Smith and Thompson have put in almost as much time with Special Olympics as Swaringen.

Smith started as a teenage protégé of Swaringen in the mid-1980s and got more involved as the years went by. Thompson joined the movement in Wilkes County around 1981, he said. He stayed involved when he moved to Concord to teach in 1987.

Swaringen first got involved in the late '70s, when the games were played at Concord's Webb Field. A few years later, in need of help to line off the field for the events, Swaringen tabbed a young apprentice basketball scorekeeper and referee at the Academy Recreation Center.

"Robin saw that I was interested in staying around sports," Smith said. "He asked if I would be interested in helping with Special Olympics."

Besides preparing the field, Smith was soon helping Swaringen to gather equipment for the competition and to direct athletes through their events. Around 2001, Smith became a permanent fixture on the Special Olympics steering committee.

The competition, and Thompson, both moved to Concord High in 1987. The games stayed there for a few years until Mount Pleasant High, where Thompson had become head football coach in 1989, opened its new campus on Walker Road in the early '90s.

With its track and facilities on the same level of terrain, and thus more easily accessible to athletes and staff, the new school was better suited for the games than previous sites had been.

Legacy of volunteering

When the spring games moved to the Cabarrus Arena in 2006, more muscle was needed to prepare the facility. Because the arena grounds don't have a permanent track, Swaringen, Smith and Thompson use a spray-paint machine to mark lines for the running lanes and other events.

Riley estimated it costs $150 just in supplies to line the field.

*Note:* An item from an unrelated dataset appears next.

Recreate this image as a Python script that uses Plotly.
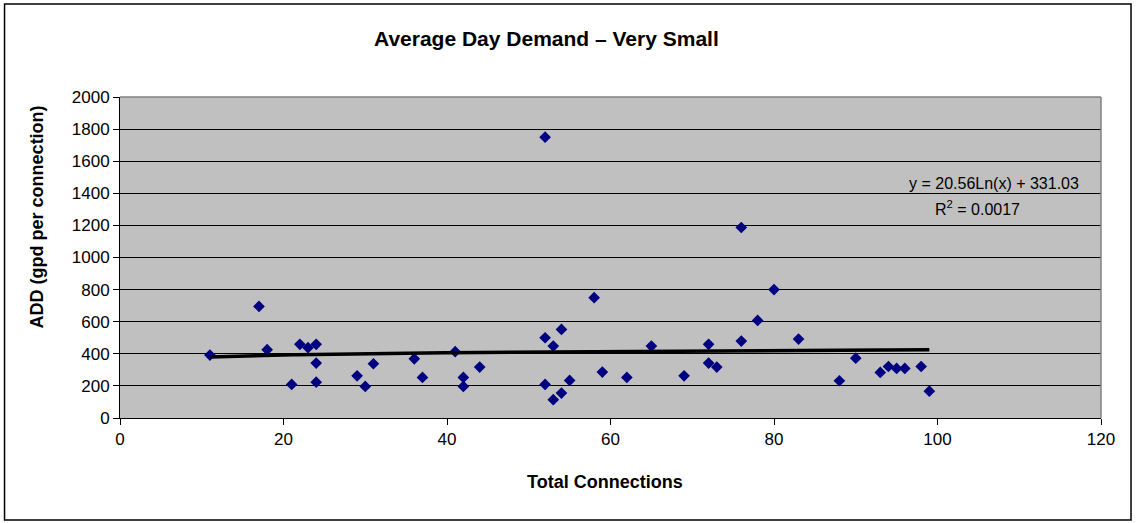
import numpy as np
import plotly.graph_objects as go

# Total connections per system and average day demand (gpd per connection)
connections = [11, 17, 18, 21, 22, 23, 24, 24, 24, 29, 30, 31, 36, 37, 41, 42, 42, 44,
               52, 52, 52, 53, 53, 54, 54, 55, 58, 59, 62, 65, 69, 72, 72, 73, 76, 76,
               78, 80, 83, 88, 90, 93, 94, 95, 96, 98, 99]
add_gpd = [392, 695, 426, 209, 459, 438, 459, 342, 223, 263, 197, 338, 369, 253, 413, 253,
           197, 317, 1750, 500, 209, 448, 114, 552, 155, 234, 750, 286, 253, 448, 263, 459,
           342, 317, 1187, 479, 608, 800, 492, 232, 373, 284, 321, 309, 309, 321, 167]

# Logarithmic trend: y = a*ln(x) + b
trend_a = 20.56
trend_b = 331.03
trend_r2 = 0.0017

x_ticks = [0, 20, 40, 60, 80, 100, 120]
y_ticks = [0, 200, 400, 600, 800, 1000, 1200, 1400, 1600, 1800, 2000]

FONT = "Liberation Sans, Arial, sans-serif"

trend_x = np.linspace(min(connections), max(connections), 200)
trend_y = trend_a * np.log(trend_x) + trend_b

fig = go.Figure()
fig.add_trace(go.Scatter(
    x=connections, y=add_gpd, mode="markers",
    marker=dict(symbol="diamond", size=9, color="#000080"),
    hoverinfo="x+y", showlegend=False,
))
fig.add_trace(go.Scatter(
    x=trend_x, y=trend_y, mode="lines",
    line=dict(color="black", width=3.5),
    hoverinfo="skip", showlegend=False,
))

axis_common = dict(
    zeroline=False, showline=True, linecolor="black", linewidth=1,
    ticks="outside", ticklen=6, tickcolor="black", tickwidth=1,
    tickfont=dict(family=FONT, size=17, color="black"),
)
fig.update_xaxes(range=[0, 120], tickvals=x_ticks, showgrid=False, **axis_common)
fig.update_yaxes(range=[0, 2000], tickvals=y_ticks, showgrid=True,
                 gridcolor="black", gridwidth=1, **axis_common)

shapes = [
    # top and right edges of the plot area
    dict(type="line", xref="paper", yref="paper", x0=0, x1=1, y0=1, y1=1,
         line=dict(color="#808080", width=1.5)),
    dict(type="line", xref="paper", yref="paper", x0=1, x1=1, y0=0, y1=1,
         line=dict(color="#808080", width=1.5)),
    # chart frame
    dict(type="rect", xref="paper", yref="paper", x0=-0.1177, x1=1.0306, y0=-0.3178, y1=1.2897,
         line=dict(color="black", width=1.5), fillcolor="rgba(0,0,0,0)"),
]

annotations = [
    dict(text="<b>Average Day Demand – Very Small</b>", xref="paper", yref="paper",
         x=0.4343, y=1.1838, xanchor="center", yanchor="middle", showarrow=False,
         font=dict(family=FONT, size=21, color="black")),
    dict(text="<b>Total Connections</b>", xref="paper", yref="paper",
         x=0.4944, y=-0.1994, xanchor="center", yanchor="middle", showarrow=False,
         font=dict(family=FONT, size=18, color="black")),
    dict(text="<b>ADD (gpd per connection)</b>", xref="paper", yref="paper",
         x=-0.0846, y=0.625, xanchor="center", yanchor="middle", showarrow=False,
         textangle=-90, font=dict(family=FONT, size=18, color="black")),
    dict(text=f"y = {trend_a:.2f}Ln(x) + {trend_b:.2f}", xref="paper", yref="paper",
         x=0.891, y=0.732, xanchor="center", yanchor="middle", showarrow=False,
         font=dict(family=FONT, size=16, color="black")),
    dict(text=f"R<sup>2</sup> = {trend_r2:.4f}", xref="paper", yref="paper",
         x=0.8746, y=0.654, xanchor="center", yanchor="middle", showarrow=False,
         font=dict(family=FONT, size=16, color="black")),
]

fig.update_layout(
    width=1136, height=523,
    margin=dict(l=120, r=35, t=97, b=105),
    paper_bgcolor="white", plot_bgcolor="#C0C0C0",
    shapes=shapes, annotations=annotations,
    font=dict(family=FONT, color="black"),
)

fig.write_html("out.html")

Smith guessed it would probably cost thousands of dollars to have a contractor replace the work they do.

"They truly are the glue that brings it all together," Riley said. "They have been doing it for so long, they have actually helped me learn how to do it." Swaringen, Smith and Thompson are also instrumental with the coordination of the gameday events, as is Scott Wolfe, a Harrisburg Elementary School physical education teacher and soccer coach at Harrisburg Hickory Ridge.

Arena staff members also assist with some tasks, such as moving bleachers in place for temporary spectator seating, and cleaning up afterward.

"It takes two days to set up and two hours to clean up," Smith said.

And decades to establish a legacy of volunteering.